Why is this loop heavy code so slow in Python? Possible Project Euler spoilers

Neil Cerutti horpner at yahoo.com
Tue Sep 11 15:57:55 CEST 2007


On 2007-09-11, Robert Brown <bbrown at speakeasy.net> wrote:
> Neil Cerutti <horpner at yahoo.com> writes:
>
>> On 2007-09-02, Steven D'Aprano
>> <steve at REMOVE-THIS-cybersource.com.au> wrote:
>>> A big question mark in my mind is Lisp, which according to
>>> aficionados is just as dynamic as Python, but has native
>>> compilers that generate code running as fast as highly
>>> optimized C.
>
>> Lisp, as far as I know, requires type declarations,
>> discipline, deep knowledge of Lisp, and more than passing
>> knowledge of your Lisp implementation in order to generate
>> code that's competitive with C.
>
> On my Mac Mini, the original Python code runs in 6 minutes 37
> seconds using Python 2.3.5.  The Common Lisp code below, a
> straightforward translation, containing *no* type declarations,
> runs in 27 seconds on the same Mini using SBCL.
>
> When the commented out optimization declaration is included in
> the code, the run time drops to 3.3 seconds.  For comparison,
> run times with GCC on the C version posted earlier are 3.5
> seconds unoptimized and 0.58 seconds with optimization flag
> "-O3".
>
> So for this example, deep knowledge of the Lisp implementation
> and type declarations are not required to get speed equivalent
> to unoptimized C code.

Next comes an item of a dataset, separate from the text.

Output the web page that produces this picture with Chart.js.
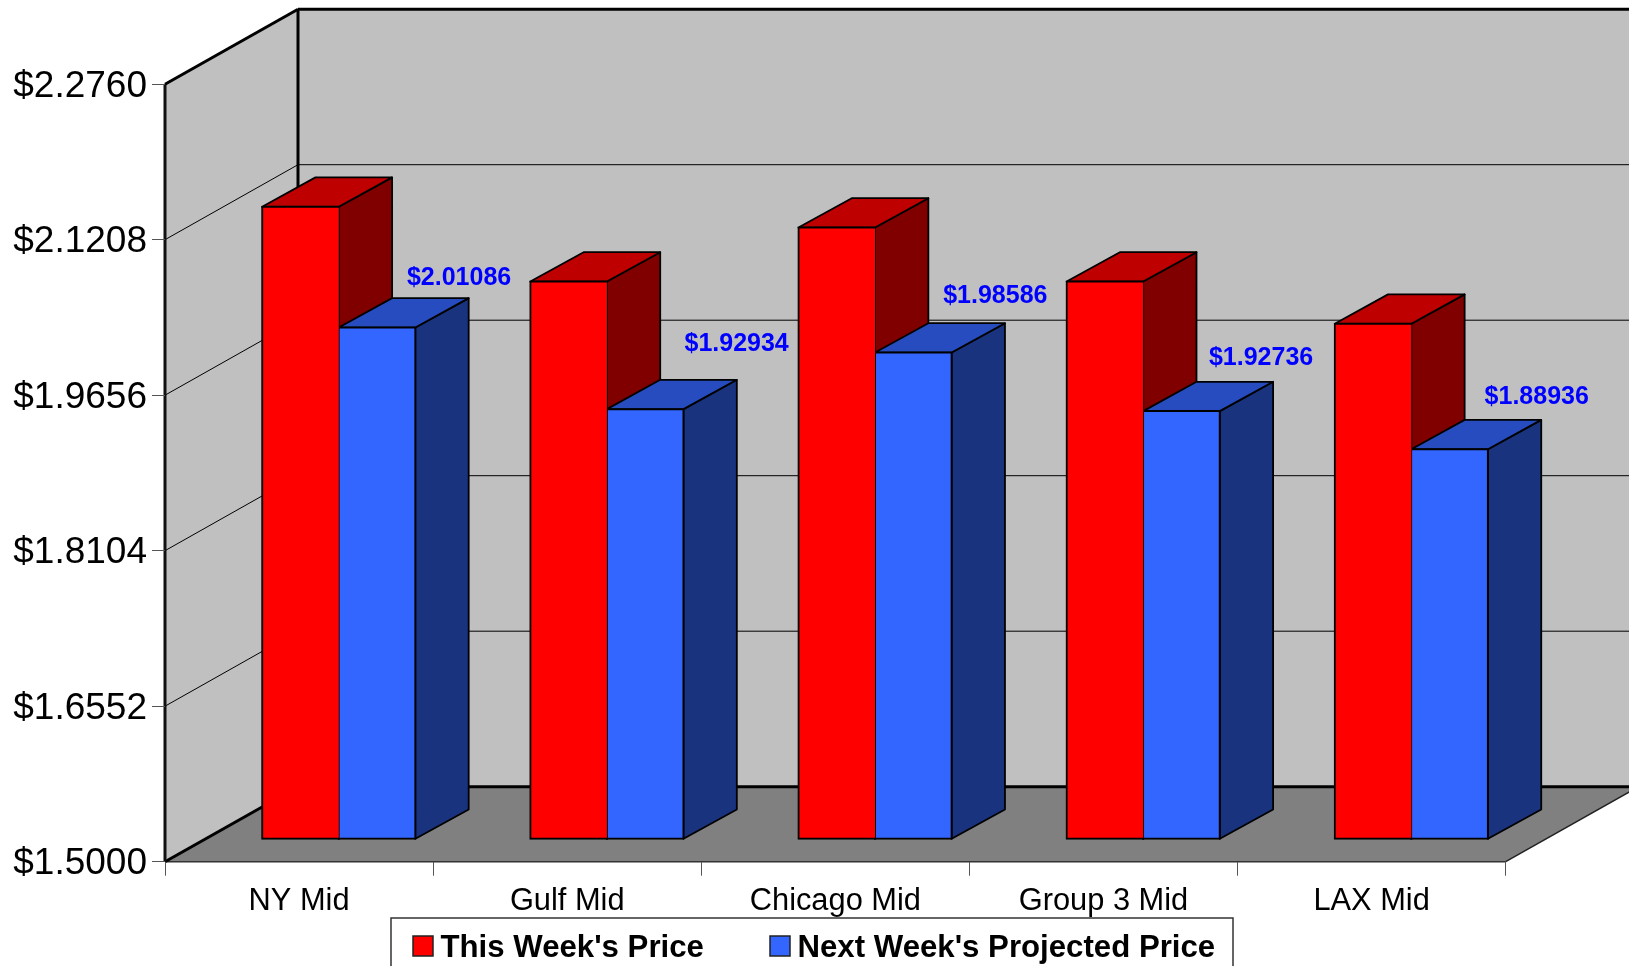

Approaching the speed of optimized C
> code does require more work.

>====================
>
> (defun doit ()
> ;;  (declare (optimize (speed 3) (safety 0) (debug 0)))
>   (let ((solutions (make-array 1001 :initial-element 0)))
>     (loop for a upfrom 1 below 10000
>           do (loop for b upfrom 1 below (- 1000 a)
>                    do (loop for c upfrom 1 below (- 1000 a b)
>                             do (let ((p (+ a b c)))
>                                  (when (and (< p 1000)
>                                             (= (+ (* a a) (* b b)) (* c c)))
>                                    (incf (aref solutions p)))))))
>     (loop with max-index = 0
>           with max = 0
>           for solution across solutions
>           for index upfrom 0
>           do (when (> solution max)
>                (setf max solution)
>                (setf max-index index))
>           finally (print max-index))))

That's pretty cool. Thanks for the example.